In August 2007, Jenkins got a phone call from the trust officer at First Citizens inviting her to meet in Wilmington with the trust officer, her 90-year-old client, and the client’s lawyer.

Jenkins was asked to talk about the advantages for the donor of creating a donor advised fund at the North Carolina Community Foundation, compared to creating a private foundation.

By establishing a donor advised fund, Jenkins told them, the donor could avoid the initial and ongoing expense of a broad range of tasks needed to create and operate a private foundation. Those include setting up the foundation and its board; securing charitable status; reviewing grant requests and making grants; complying with tax rules and paying taxes; and accounting for finances.

“A donor advised fund is much simpler than a private foundation,” Jenkins says.

At the North Carolina Community Foundation, a donor pays a annual fee of 1.5 percent of the balance of donor advised funds that are smaller than $1 million. A fund must have at least $10,000 to be created and generally should aim not to fall below that level.

After the meeting, Jenkins was asked to draft a document creating a donor advised fund. The donor’s advisers followed up with a series of questions. And in January 2008, Jenkins met again with the donor and her two advisers in Wilmington, where the donor signed documents creating the Louise Oriole Burevitch Endowment. The initial amount donated to the fund was modest, Jenkins says.

“The idea was after she started the small fund, she would sort of  take us for a test drive and determine whether this charitable vehicle was a fit for her ultimate estate gift,” Jenkins says.

Cultivating relationships

Over the next seven years, Jenkins visited the donor at least three times a year, always letting the trust officer know in advance, and for the initial meetings, always meeting both with the donor and the trust officer. She also talked every three months with the trust officer.

And once a year, she received a list of all the donor’s charitable gifts for the year “so we could learn the pattern of her giving so when the time came we could duplicate that pattern of giving and have this ultimate fund reflect who she was and the charitable interests she was devoted to,” Jenkins says.

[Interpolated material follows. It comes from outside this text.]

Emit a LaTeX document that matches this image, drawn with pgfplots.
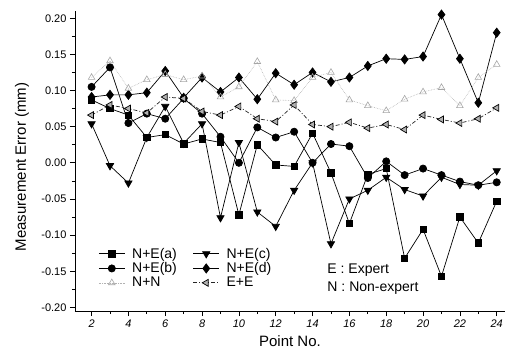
\documentclass[border=0pt]{standalone}
\usepackage{fontspec}
\setmainfont{Liberation Sans}
\usepackage{pgfplots}
\pgfplotsset{compat=1.18}
\begin{document}
\begin{tikzpicture}
\useasboundingbox (-75pt,-40pt) rectangle (430pt,311pt);
\begin{axis}[
  at={(0pt,0pt)}, anchor=south west,
  scale only axis, width=430pt, height=300pt,
  xmin=1.1, xmax=24.45, ymin=-0.205, ymax=0.21,
  axis lines=left, axis line style={-, line width=0.8pt},
  tick align=outside, major tick length=5pt, minor tick length=3pt,
  tick style={line width=0.7pt, black},
  xtick={2,4,...,24},
  xticklabels={2,4,6,8,10,12,14,16,18,20,22,24},
  ytick={-0.20,-0.15,-0.10,-0.05,0,0.05,0.10,0.15,0.20},
  yticklabels={-0.20,-0.15,-0.10,-0.05,0.00,0.05,0.10,0.15,0.20},
  minor x tick num=1, minor y tick num=1,
  xticklabel style={font=\fontsize{11}{13}\selectfont\itshape},
  yticklabel style={font=\fontsize{11}{13}\selectfont},
  xlabel={Point No.}, ylabel={Measurement Error (mm)},
  every axis x label/.style={at={(axis description cs:0.5,-0.1)}, anchor=center, font=\fontsize{15}{17}\selectfont},
  every axis y label/.style={at={(axis description cs:-0.123,0.48)}, anchor=center, rotate=90, font=\fontsize{15}{17}\selectfont},
  clip=false,
  legend columns=2,
  legend cell align=left,
  legend style={at={(axis cs:2.2,-0.112)}, anchor=north west, draw=none, fill=none,
    font=\fontsize{14}{16}\selectfont, column sep=0pt, row sep=-1pt,
    /tikz/every odd column/.append style={column sep=5pt},
    /tikz/every even column/.append style={column sep=14pt}},
  legend image code/.code={\draw[mark repeat=2,mark phase=2,#1] plot coordinates {(0pt,0pt) (13pt,0pt) (26pt,0pt)};},
]
% N+E(a)
\addplot[black, line width=0.7pt, mark=square*, mark size=3.2pt, mark options={solid}] coordinates {
(2,0.087)(3,0.075)(4,0.066)(5,0.035)(6,0.039)(7,0.026)(8,0.033)(9,0.028)(10,-0.072)(11,0.025)(12,-0.003)(13,-0.005)(14,0.041)(15,-0.014)(16,-0.084)(17,-0.016)(18,-0.008)(19,-0.132)(20,-0.092)(21,-0.157)(22,-0.075)(23,-0.111)(24,-0.053)};
\addlegendentry{N+E(a)}
% N+E(c)
\addplot[black, line width=0.7pt, mark=triangle*, mark size=4.2pt, mark options={solid, rotate=180}] coordinates {
(2,0.054)(3,-0.004)(4,-0.028)(5,0.035)(6,0.078)(7,0.027)(8,0.054)(9,-0.076)(10,0.028)(11,-0.068)(12,-0.088)(13,-0.038)(14,0.000)(15,-0.112)(16,-0.050)(17,-0.038)(18,-0.020)(19,-0.037)(20,-0.046)(21,-0.020)(22,-0.030)(23,-0.031)(24,-0.011)};
\addlegendentry{N+E(c)}
% N+E(b)
\addplot[black, line width=0.7pt, mark=*, mark size=3.6pt, mark options={solid}] coordinates {
(2,0.105)(3,0.132)(4,0.055)(5,0.068)(6,0.061)(7,0.089)(8,0.068)(9,0.036)(10,0.000)(11,0.049)(12,0.035)(13,0.043)(14,0.000)(15,0.026)(16,0.023)(17,-0.021)(18,0.002)(19,-0.017)(20,-0.008)(21,-0.017)(22,-0.026)(23,-0.031)(24,-0.027)};
\addlegendentry{N+E(b)}
% N+E(d)
\addplot[black, line width=0.7pt, mark=diamond*, mark size=4.6pt, mark options={solid}] coordinates {
(2,0.091)(3,0.094)(4,0.094)(5,0.097)(6,0.127)(7,0.090)(8,0.118)(9,0.098)(10,0.118)(11,0.088)(12,0.124)(13,0.108)(14,0.125)(15,0.112)(16,0.118)(17,0.134)(18,0.144)(19,0.143)(20,0.147)(21,0.205)(22,0.144)(23,0.083)(24,0.180)};
\addlegendentry{N+E(d)}
% N+N
\addplot[gray!60, line width=0.6pt, densely dotted, mark=triangle, mark size=3.8pt, mark options={solid, gray!70}] coordinates {
(2,0.118)(3,0.141)(4,0.103)(5,0.115)(6,0.122)(7,0.115)(8,0.120)(9,0.091)(10,0.105)(11,0.140)(12,0.087)(13,0.086)(14,0.118)(15,0.125)(16,0.087)(17,0.079)(18,0.072)(19,0.088)(20,0.098)(21,0.104)(22,0.079)(23,0.118)(24,0.136)};
\addlegendentry{N+N}
% E+E
\addplot[black!85, line width=0.7pt, dash pattern=on 4pt off 2pt on 1pt off 2pt, mark=triangle*, mark size=4pt, mark options={solid, rotate=90, draw=black, fill=gray!60}] coordinates {
(2,0.066)(3,0.080)(4,0.075)(5,0.069)(6,0.091)(7,0.089)(8,0.071)(9,0.066)(10,0.078)(11,0.061)(12,0.057)(13,0.080)(14,0.053)(15,0.050)(16,0.056)(17,0.048)(18,0.053)(19,0.046)(20,0.066)(21,0.060)(22,0.055)(23,0.061)(24,0.076)};
\addlegendentry{E+E}
\node[anchor=west, font=\fontsize{14}{16}\selectfont, inner sep=0pt] at (axis cs:14.8,-0.148) {E : Expert};
\node[anchor=west, font=\fontsize{14}{16}\selectfont, inner sep=0pt] at (axis cs:14.8,-0.173) {N : Non-expert};
\end{axis}
\end{tikzpicture}
\end{document}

Those gifts totaled hundreds of thousand of dollars a year, she says.

The visits with the donor, each lasting an hour or two, were social, Jenkins says, and involved mainly casual conversation about topics of interest to Mrs. Burevitch, often involving care for animals and her dog, Jake, a Shih Tzu. Twice a widow, Mrs. Burevitch had no children.

In her final years, working closely with her professional advisers and the Foundation, Jenkins says, it was Mrs. Burevitch’s clear intent to create the donor advised fund and leave the bulk of her estate to endow it.

Legacy gift

On Sept. 20, 2014, Jenkins received a phone call from the trust officer, who said Mrs. Burevitch had died that day. She was 97

On October 7, the Foundation received a letter from the Estate Settlement Services office at First Citizens. Under her estate plan, the letter said, the Foundation would receive the bulk of Mrs. Burevitch’s estate, to be added to the endowment fund she had created.

Later that month, in a meeting, officials of First Citizens shared documents with officials of the Foundation showing that the bequest would total $20 million.

The Foundation now is creating a committee to administer a grants program to support Mrs. Burevitch’s areas of interest, including animal causes, education, and women and children.

Cultivation, Jenkins says, was key to the bequest.

“Build and nurture your relationships,” she says. “You find out what’s important to that donor, and you listen.”